Abel Sinkovics wrote:
This approach to write a type-safe printf displays the characters one-by-one on an output stream. The printf library in Mpllibs does the validation at compile-time and calls the "unsafe" printf at runtime (and has therefore no runtime overhead).
Well that's assuming that printf() is efficient at runtime.
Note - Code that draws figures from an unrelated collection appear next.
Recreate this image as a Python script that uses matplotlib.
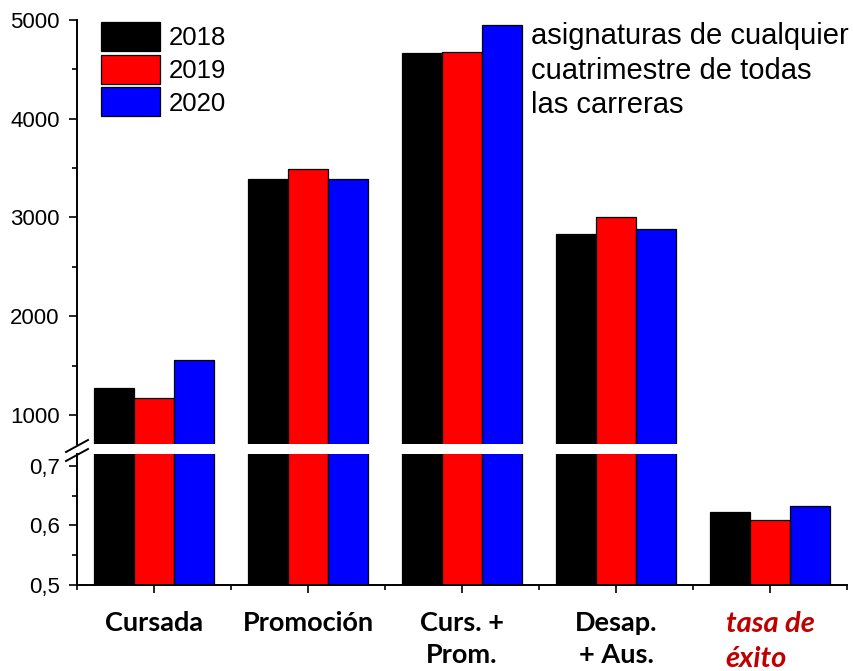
import matplotlib.pyplot as plt
from matplotlib.lines import Line2D
from matplotlib.ticker import MultipleLocator, FuncFormatter
import numpy as np

plt.rcParams["font.family"] = ["Liberation Sans", "DejaVu Sans"]

categories = ["Cursada", "Promoción", "Curs. +\nProm.", "Desap.\n+ Aus.", "tasa de\néxito"]
years = ["2018", "2019", "2020"]
v2018 = [1276, 3390, 4669, 2830, 0.623]
v2019 = [1172, 3491, 4679, 3002, 0.610]
v2020 = [1554, 3390, 4949, 2884, 0.632]
colors = ["#000000", "#ff0000", "#0000ff"]

W, H = 854, 671
fig = plt.figure(figsize=(W / 100, H / 100), dpi=100)

def fbox(x0, y0, x1, y1):
    # pixel box (top-left origin) -> figure fraction
    return [x0 / W, 1 - y1 / H, (x1 - x0) / W, (y1 - y0) / H]

ax_top = fig.add_axes(fbox(77, 20, 847, 444))
ax_bot = fig.add_axes(fbox(77, 454, 847, 585))

x = np.arange(1, len(categories) + 1)
bw = 0.26
series = [v2018, v2019, v2020]
for ax in (ax_top, ax_bot):
    for i, (vals, c, yr) in enumerate(zip(series, colors, years)):
        ax.bar(x + (i - 1) * bw, vals, bw, color=c, edgecolor="black",
               linewidth=0.9, label=yr)
    ax.set_xlim(0.5, 5.5)
    for s in ("top", "right"):
        ax.spines[s].set_visible(False)
    ax.spines["left"].set_linewidth(1.4)
    ax.tick_params(axis="y", which="major", direction="out", length=6, width=1.2,
                   labelsize=16, pad=6.5)
    ax.tick_params(axis="y", which="minor", direction="out", length=3.5, width=1.2)

ax_top.set_ylim(706, 5000)
ax_top.yaxis.set_major_locator(MultipleLocator(1000))
ax_top.yaxis.set_minor_locator(MultipleLocator(500))
ax_top.spines["bottom"].set_visible(False)
ax_top.set_xticks([])

ax_bot.set_ylim(0.5, 0.72)
ax_bot.yaxis.set_major_locator(MultipleLocator(0.1))
ax_bot.yaxis.set_minor_locator(MultipleLocator(0.05))
ax_bot.yaxis.set_major_formatter(FuncFormatter(lambda v, p: f"{v:.1f}".replace(".", ",")))
ax_bot.spines["bottom"].set_linewidth(1.4)
ax_bot.set_xticks(x)
ax_bot.set_xticks(np.arange(0.5, 6.0, 1.0), minor=True)
ax_bot.set_xticklabels(categories, fontsize=19.5, fontweight="bold", family="Lato",
                       linespacing=1.4, multialignment="center")
ax_bot.tick_params(axis="x", which="major", length=6, width=1.2, pad=13)
ax_bot.tick_params(axis="x", which="minor", length=3.5, width=1.2)
last = ax_bot.get_xticklabels()[-1]
last.set_color("#c00000")
last.set_style("italic")
last.set_fontsize(21)
last.set_multialignment("left")

# break marks on the y axis
for y0 in (452, 461):
    fig.add_artist(Line2D([66 / W, 88 / W], [1 - y0 / H, 1 - (y0 - 12) / H],
                          color="black", linewidth=1.4))

leg = ax_top.legend(loc="upper left", bbox_to_anchor=(101 / W, 1 - 22 / H),
                    bbox_transform=fig.transFigure, frameon=False,
                    prop={"family": "Liberation Sans", "size": 18.5},
                    handlelength=2.3, handleheight=1.36, labelspacing=0.145,
                    handletextpad=0.35, borderpad=0, borderaxespad=0)

fig.text(531 / W, 1 - 22 / H, "asignaturas de cualquier\ncuatrimestre de todas\nlas carreras",
         family="Liberation Sans", fontsize=21, va="top", ha="left", linespacing=1.3)

fig.savefig("out.png", dpi=100)
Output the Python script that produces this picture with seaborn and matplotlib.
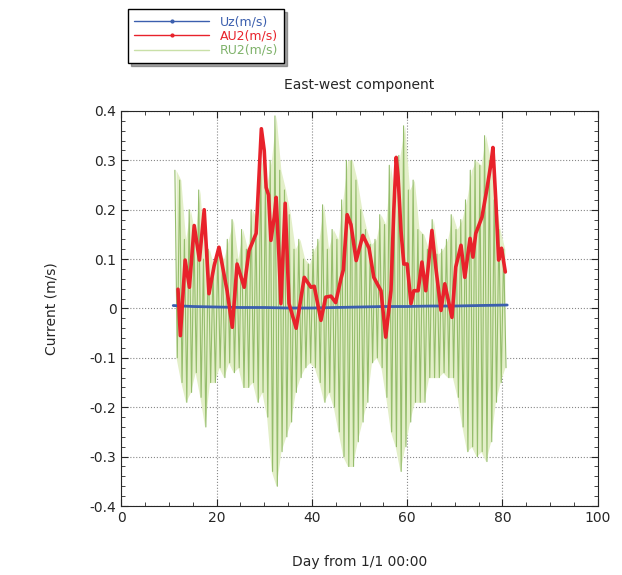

I would like to hope that string s = "hello" + t + "world"; would be more efficient than string s = wrapper_around_printf_returning_string("hello%sworld",t.c_str()); If it isn't, we're in trouble :-) This reminds me of a discussion on this list back in 2008 where I was investigating fast ways of checking whether a character is in a compile-time set of characters: http://article.gmane.org/gmane.comp.lib.boost.devel/171117 In effect, I implement a template like is_any_of<'a','e','i','o','u'>(c) or better is_any_of<"aeiou">(c) to compute return c=='a' || c=='e' || c=='i' || c=='o' || c=='u'; In that thread, I demonstrated that this was faster than looping over the characters at run-time: bool is_any_of(const char* chars, char c) { return strchr(chars,c); } The challenge is to instead convert it to something that does O(log N) comparisons, rather than O(N) i.e. if (c < 'i') return is_any_of<'a','e'>(c); else return is_any_of<'i','o','u'>(c); Does this have any relevance to Metaparse? I'm not sure. I think the hard part of this is the "meta code generation", not the "meta parsing". I mention it because of the string-to-char-pack stuff. Regards, Phil.